(Instruction)
Nothing but the lines from the top of the data to the line holding "28.5, 28, 28, 27.5, 27, 26, 25.5, 26.5, 15]" should be printed, word for word and both ends included; leave the pictures out.

(Data provided)
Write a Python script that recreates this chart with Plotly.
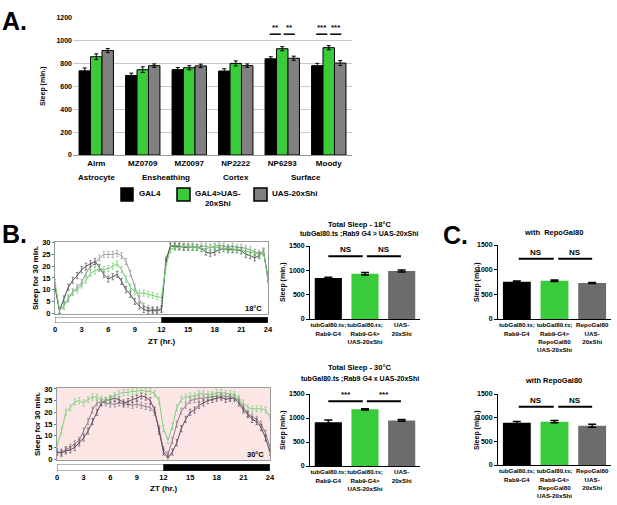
import plotly.graph_objects as go

W, H = 617, 505
def xp(px): return px / W
def yp(py): return 1 - py / H

FONT = "Liberation Sans, Arial, sans-serif"

# ---------------- Panel A data ----------------
A_CATS = ["Alrm", "MZ0709", "MZ0097", "NP2222", "NP6293", "Moody"]
A_GROUPS = [("Astrocyte", 0.0), ("Ensheathing", 1.5), ("Cortex", 3.0), ("Surface", 4.5)]
A_GAL4 = [735, 695, 745, 733, 840, 780]
A_GAL4_ERR = [25, 20, 18, 20, 18, 20]
A_SHI = [858, 745, 762, 800, 928, 937]
A_SHI_ERR = [25, 25, 18, 22, 18, 18]
A_UAS = [912, 780, 778, 780, 845, 803]
A_UAS_ERR = [18, 15, 15, 15, 18, 22]
A_TICKS = [0, 200, 400, 600, 800, 1000, 1200]
A_SIG = [(4, "**"), (5, "***")]
A_SIG_Y = 1055
A_LEGEND = ["GAL4", "GAL4>UAS-<br>20xShi", "UAS-20xShi"]

# ---------------- Panel B line data ----------------
ZT = [i * 0.5 for i in range(49)]
ZT_TICKS = [0, 3, 6, 9, 12, 15, 18, 21, 24]
LINE_TICKS = [0, 5, 10, 15, 20, 25, 30]
LIGHT_DARK = [(0, 12, "white"), (12, 24, "black")]

G18 = [13, 1.5, 3, 6.5, 9, 10, 12, 14, 17, 18, 19, 18.5, 19, 20, 21, 18.5, 14.5, 11, 9, 8.5,
       8.5, 8, 7.5, 7, 6.5, 20, 27, 28, 28, 28.5, 28, 28, 28, 27.5, 27.5, 28, 28, 28, 27.5, 27.5,
       27.5, 27, 27, 26.5, 26, 25.5, 25, 26, 14]
D18 = [11, 1, 6, 11, 14, 16, 18.5, 20, 21, 22, 19.5, 16.5, 14.5, 15.5, 16.5, 13.5, 10, 8, 5, 3,
       1.5, 1, 1, 1, 1.5, 22, 28.5, 28.5, 28.5, 28, 28, 28, 28, 27.5, 26, 25.5, 26, 27, 27.5, 27,
       27, 27, 26.5, 25, 24.5, 23.5, 24.5, 26, 15]
L18 = [12, 1, 3, 6, 9, 11, 13, 17, 20, 21, 23.5, 25, 25, 25, 25.5, 24.5, 22, 17, 11, 6,
       3, 2, 1.5, 1.5, 2, 23, 28.5, 29, 28.5, 28.5, 28.5, 28.5, 28, 28.5, 28.5, 28, 28.5, 29, 28.5, 28,
       28.5, 28, 28, 27.5, 27, 26, 25.5, 26.5, 15]

G30 = [5.5, 12, 20, 22, 24.5, 25, 24, 25.5, 26.5, 26.5, 25.5, 25, 26, 27, 28, 28.5, 28.5, 29, 29, 29.5,
       29, 29, 28, 25, 13, 8, 14, 22, 25.5, 26.5, 27, 27, 28, 28, 27.5, 27.5, 28.5, 28.5, 28, 28,
       27.5, 26, 24, 22, 21.5, 21.5, 21.5, 21, 18]
L30 = [3, 3, 4, 5, 6.5, 8, 12, 16, 21, 24, 24.5, 24, 23.5, 23.5, 24, 23.5, 23.5, 23, 23.5, 23,
       22.5, 22, 20, 13, 4, 2, 8, 15, 20.5, 23, 25, 25.5, 26, 26, 26.5, 26.5, 27, 27, 27, 26.5,
       26.5, 25, 22, 19.5, 18, 17, 15, 11, 5]
D30 = [3, 2.5, 3.5, 4, 5, 7, 9, 12, 16, 20, 24, 25, 25.5, 26, 25.5, 24, 24.5, 25.5, 26, 27,
       26.5, 25, 21, 12, 3, 0.5, 3, 7, 13, 17, 20, 21, 23, 24, 25, 25.5, 26, 26.5, 25.5, 26,
       26, 24, 21, 19, 17, 16, 13.5, 9, 3]
SEM_LINE = 1.3

# ---------------- Panel B / C bar data ----------------
B_CATS = ["tubGal80.ts;<br>Rab9-G4", "tubGal80.ts;<br>Rab9-G4><br>UAS-20xShi", "UAS-<br>20xShi"]
C_CATS = ["tubGal80.ts;<br>Rab9-G4", "tubGal80.ts;<br>Rab9-G4><br>RepoGal80<br>UAS-20xShi",
          "RepoGal80<br>UAS-<br>20xShi"]
BAR_TICKS = [0, 500, 1000, 1500]
B18_VAL = [845, 930, 985]
B18_ERR = [15, 25, 20]
B30_VAL = [910, 1180, 950]
B30_ERR = [50, 15, 20]
C18_VAL = [755, 775, 730]
C18_ERR = [15, 15, 12]
C30_VAL = [895, 915, 830]
C30_ERR = [25, 25, 30]
B18_SIG = ["NS", "NS"]
B30_SIG = ["***", "***"]
C18_SIG = ["NS", "NS"]
C30_SIG = ["NS", "NS"]
SIG_Y_B18, SIG_Y_B30, SIG_Y_C18, SIG_Y_C30 = 1290, 1350, 1220, 1230

BLACK = "#000000"
GREEN = "#3acb3a"
GRAY_A = "#808080"
GRAY_B = "#6c6c6c"

fig = go.Figure()

# ---- A bars ----
xs = list(range(len(A_CATS)))
for vals, errs, col in [(A_GAL4, A_GAL4_ERR, BLACK), (A_SHI, A_SHI_ERR, GREEN), (A_UAS, A_UAS_ERR, GRAY_A)]:
    fig.add_trace(go.Bar(x=xs, y=vals, marker=dict(color=col, line=dict(color="black", width=1)),
                         error_y=dict(type="data", array=errs, color="black", thickness=1, width=2),
                         xaxis="x", yaxis="y", showlegend=False))

# ---- B lines ----
def add_lines(series, xa, ya):
    for vals, col in series:
        fig.add_trace(go.Scatter(x=ZT, y=vals, mode="lines", line=dict(color=col, width=1),
                                 error_y=dict(type="constant", value=SEM_LINE, color=col, thickness=0.7, width=1.2),
                                 xaxis=xa, yaxis=ya, showlegend=False))

add_lines([(L18, "#9a9a9a"), (D18, "#505050"), (G18, "#6fcf6f")], "x2", "y2")
add_lines([(L30, "#8d7b8b"), (D30, "#5c4a5a"), (G30, "#7fd07f")], "x4", "y4")

# ---- ZT bars ----
for xa, ya in [("x3", "y3"), ("x5", "y5")]:
    fig.add_trace(go.Bar(y=[0] * len(LIGHT_DARK), x=[b - a for a, b, c in LIGHT_DARK],
                         base=[a for a, b, c in LIGHT_DARK], orientation="h", width=[1] * len(LIGHT_DARK),
                         marker=dict(color=[c for a, b, c in LIGHT_DARK], line=dict(color="#444", width=0.8)),
                         xaxis=xa, yaxis=ya, showlegend=False))

# ---- B/C bars ----
def add_bars(vals, errs, colors, xa, ya):
    fig.add_trace(go.Bar(x=[0, 1, 2], y=vals, marker=dict(color=colors, line=dict(width=0)),
                         error_y=dict(type="data", array=errs, color="black", thickness=1.5, width=4),
                         xaxis=xa, yaxis=ya, showlegend=False))

COLS3 = [BLACK, GREEN, GRAY_B]
add_bars(B18_VAL, B18_ERR, COLS3, "x6", "y6")
add_bars(B30_VAL, B30_ERR, COLS3, "x7", "y7")
add_bars(C18_VAL, C18_ERR, COLS3, "x8", "y8")
add_bars(C30_VAL, C30_ERR, COLS3, "x9", "y9")

tf = lambda s: dict(family=FONT, size=s, color="black", weight="bold")

layout = dict(
    width=W, height=H, margin=dict(l=0, r=0, t=0, b=0, autoexpand=False),
    paper_bgcolor="white", plot_bgcolor="white",
    barmode="group", bargap=0.26, bargroupgap=0, showlegend=False,
    font=dict(family=FONT, color="black"),
)

# A axes
layout["xaxis"] = dict(domain=[xp(73), xp(352)], range=[-0.5, 5.5], tickvals=xs, ticktext=A_CATS,
                       tickfont=tf(8), showline=True, linecolor="#999", linewidth=1, ticks="",
                       anchor="y", showgrid=False, zeroline=False, automargin=False, tickangle=0)
layout["yaxis"] = dict(domain=[yp(155), yp(17)], range=[0, 1205], tickvals=A_TICKS, tickfont=tf(7),
                       showgrid=True, gridcolor="#c8c8c8", gridwidth=1, zeroline=False, showline=False,
                       ticks="", anchor="x", automargin=False)

# Line plot axes
def line_axes(n, xdom, ydom, yrange):
    layout[f"xaxis{n}"] = dict(domain=xdom, range=[0, 24], showticklabels=False, ticks="",
                               showgrid=False, zeroline=False, showline=True, linecolor="#9a9a9a",
                               linewidth=1, mirror=True, anchor=f"y{n}", automargin=False)
    layout[f"yaxis{n}"] = dict(domain=ydom, range=yrange, tickvals=LINE_TICKS,
                               tickfont=tf(7.5), showgrid=False, zeroline=False, showline=True,
                               linecolor="#9a9a9a", linewidth=1, mirror=True, ticks="outside",
                               ticklen=2, tickcolor="#777", anchor=f"x{n}", automargin=False)

def zt_axes(n, xdom, ydom):
    layout[f"xaxis{n}"] = dict(domain=xdom, range=[0, 24], tickvals=ZT_TICKS, tickfont=tf(7.5),
                               ticks="", showgrid=False,
                               zeroline=False, showline=False, anchor=f"y{n}", automargin=False,
                               tickangle=0)
    layout[f"yaxis{n}"] = dict(domain=ydom, range=[-0.5, 0.5], visible=False, anchor=f"x{n}",
                               automargin=False)

line_axes(2, [xp(55), xp(268)], [yp(314), yp(242)], [-0.4, 30.3])
zt_axes(3, [xp(55), xp(268)], [yp(323), yp(317)])
line_axes(4, [xp(57), xp(270)], [yp(460), yp(388)], [-0.4, 30.4])
zt_axes(5, [xp(57), xp(270)], [yp(471), yp(464)])

def bar_axes(n, xdom, ydom, cats):
    layout[f"xaxis{n}"] = dict(domain=xdom, range=[-0.5, 2.5], tickvals=[0, 1, 2], ticktext=cats,
                               tickfont=tf(6.2), showline=True, linecolor="black", linewidth=1,
                               ticks="", showgrid=False, zeroline=False, anchor=f"y{n}",
                               tickangle=0, automargin=False)
    layout[f"yaxis{n}"] = dict(domain=ydom, range=[0, 1500], tickvals=BAR_TICKS,
                               tickfont=tf(7), showline=True, linecolor="black", linewidth=1,
                               ticks="outside", ticklen=3, tickwidth=1, tickcolor="black",
                               showgrid=False, zeroline=False, anchor=f"x{n}", automargin=False)

bar_axes(6, [xp(310), xp(420)], [yp(319), yp(246)], B_CATS)
bar_axes(7, [xp(310), xp(420)], [yp(466), yp(394)], B_CATS)
bar_axes(8, [xp(498), xp(611)], [yp(319), yp(245)], C_CATS)
bar_axes(9, [xp(498), xp(611)], [yp(465), yp(394)], C_CATS)

fig.update_layout(**layout)

shapes = []
ann = []

def text(x, y, s, size, xanchor="center", yanchor="middle", angle=0, align="center", xref="paper", yref="paper", weight="bold"):
    ann.append(dict(x=x, y=y, xref=xref, yref=yref, text=s, showarrow=False, xanchor=xanchor,
                    yanchor=yanchor, textangle=angle, align=align,
                    font=dict(family=FONT, size=size, color="black", weight=weight)))

# panel letters
text(xp(0), yp(21), "A.", 25, xanchor="left")
text(xp(0), yp(234), "B.", 25, xanchor="left")
text(xp(441), yp(235), "C.", 25, xanchor="left")

# A annotations
text(xp(43), yp(86), "Sleep (min.)", 7, angle=-90)
for name, pos in A_GROUPS:
    text(pos, yp(177), name, 8, xref="x")
for idx, stars in A_SIG:
    for a, b in [(idx - 0.27, idx - 0.03), (idx + 0.03, idx + 0.27)]:
        shapes.append(dict(type="line", xref="x", yref="y", x0=a, x1=b, y0=A_SIG_Y, y1=A_SIG_Y,
                           line=dict(color="black", width=1.5)))
        text((a + b) / 2, A_SIG_Y, stars, 8, yanchor="bottom", xref="x", yref="y")

# A legend
for (x0, x1), col, lbl, tx in zip([(121, 133), (177, 190), (254, 267)], [BLACK, GREEN, GRAY_A], A_LEGEND, [137, 193, 270]):
    shapes.append(dict(type="rect", xref="paper", yref="paper", x0=xp(x0), x1=xp(x1), y0=yp(201), y1=yp(188),
                       fillcolor=col, line=dict(color="black", width=1.5)))
    text(xp(tx), yp(187), lbl, 8, xanchor="left", yanchor="top")

# B line annotations
text(xp(35), yp(278), "Sleep for 30 min.", 8, angle=-90)
text(xp(37), yp(424), "Sleep for 30 min.", 8, angle=-90)
text(xp(161), yp(341), "ZT (hr.)", 8)
text(xp(163), yp(488), "ZT (hr.)", 8)
text(xp(264), yp(308), "18°C", 7.5, xanchor="right")
text(xp(266), yp(454), "30°C", 7.5, xanchor="right")
shapes.append(dict(type="rect", xref="x4 domain", yref="y4 domain", x0=0, x1=1, y0=0, y1=1,
                   fillcolor="#fbe5e5", line=dict(width=0), layer="below"))

# B / C bar annotations
text(xp(360), yp(225), "Total Sleep - 18°C", 7.5)
text(xp(360), yp(234), "tubGal80.ts ;Rab9 G4 > UAS-20xShi", 7)
text(xp(360), yp(367), "Total Sleep - 30°C", 7.5)
text(xp(360), yp(379), "tubGal80.ts ;Rab9 G4 x UAS-20xShi", 7)
text(xp(553), yp(233), "with  RepoGal80", 7.5)
text(xp(553), yp(380), "with RepoGal80", 7.5)
for px_, py_ in [(283, 282), (283, 430), (477, 282), (477, 430)]:
    text(xp(px_), yp(py_), "Sleep (min.)", 7, angle=-90)

def sig(n, labels, yv, segs):
    for (a, b), s in zip(segs, labels):
        shapes.append(dict(type="line", xref=f"x{n}", yref=f"y{n}", x0=a, x1=b, y0=yv, y1=yv,
                           line=dict(color="black", width=2)))
        text((a + b) / 2, yv, s, 8, yanchor="bottom", xref=f"x{n}", yref=f"y{n}")

sig(6, B18_SIG, SIG_Y_B18, [(0.0, 0.94), (1.05, 1.98)])
sig(7, B30_SIG, SIG_Y_B30, [(0.0, 0.94), (1.05, 1.98)])
sig(8, C18_SIG, SIG_Y_C18, [(0.05, 0.98), (1.1, 2.0)])
sig(9, C30_SIG, SIG_Y_C30, [(0.05, 0.98), (1.1, 2.0)])

fig.update_layout(shapes=shapes, annotations=ann)
fig.write_html("out.html", config={"displayModeBar": False})

# remove the browser's default page margin so the figure sits at the window origin
with open("out.html", "r", encoding="utf-8") as f:
    html = f.read()
html = html.replace("<head>", "<head><style>html,body{margin:0;padding:0;overflow:hidden;}</style>", 1)
with open("out.html", "w", encoding="utf-8") as f:
    f.write(html)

(Answer below)
Write a Python script that recreates this chart with Plotly.
import plotly.graph_objects as go

W, H = 617, 505
def xp(px): return px / W
def yp(py): return 1 - py / H

FONT = "Liberation Sans, Arial, sans-serif"

# ---------------- Panel A data ----------------
A_CATS = ["Alrm", "MZ0709", "MZ0097", "NP2222", "NP6293", "Moody"]
A_GROUPS = [("Astrocyte", 0.0), ("Ensheathing", 1.5), ("Cortex", 3.0), ("Surface", 4.5)]
A_GAL4 = [735, 695, 745, 733, 840, 780]
A_GAL4_ERR = [25, 20, 18, 20, 18, 20]
A_SHI = [858, 745, 762, 800, 928, 937]
A_SHI_ERR = [25, 25, 18, 22, 18, 18]
A_UAS = [912, 780, 778, 780, 845, 803]
A_UAS_ERR = [18, 15, 15, 15, 18, 22]
A_TICKS = [0, 200, 400, 600, 800, 1000, 1200]
A_SIG = [(4, "**"), (5, "***")]
A_SIG_Y = 1055
A_LEGEND = ["GAL4", "GAL4>UAS-<br>20xShi", "UAS-20xShi"]

# ---------------- Panel B line data ----------------
ZT = [i * 0.5 for i in range(49)]
ZT_TICKS = [0, 3, 6, 9, 12, 15, 18, 21, 24]
LINE_TICKS = [0, 5, 10, 15, 20, 25, 30]
LIGHT_DARK = [(0, 12, "white"), (12, 24, "black")]

G18 = [13, 1.5, 3, 6.5, 9, 10, 12, 14, 17, 18, 19, 18.5, 19, 20, 21, 18.5, 14.5, 11, 9, 8.5,
       8.5, 8, 7.5, 7, 6.5, 20, 27, 28, 28, 28.5, 28, 28, 28, 27.5, 27.5, 28, 28, 28, 27.5, 27.5,
       27.5, 27, 27, 26.5, 26, 25.5, 25, 26, 14]
D18 = [11, 1, 6, 11, 14, 16, 18.5, 20, 21, 22, 19.5, 16.5, 14.5, 15.5, 16.5, 13.5, 10, 8, 5, 3,
       1.5, 1, 1, 1, 1.5, 22, 28.5, 28.5, 28.5, 28, 28, 28, 28, 27.5, 26, 25.5, 26, 27, 27.5, 27,
       27, 27, 26.5, 25, 24.5, 23.5, 24.5, 26, 15]
L18 = [12, 1, 3, 6, 9, 11, 13, 17, 20, 21, 23.5, 25, 25, 25, 25.5, 24.5, 22, 17, 11, 6,
       3, 2, 1.5, 1.5, 2, 23, 28.5, 29, 28.5, 28.5, 28.5, 28.5, 28, 28.5, 28.5, 28, 28.5, 29, 28.5, 28,
       28.5, 28, 28, 27.5, 27, 26, 25.5, 26.5, 15]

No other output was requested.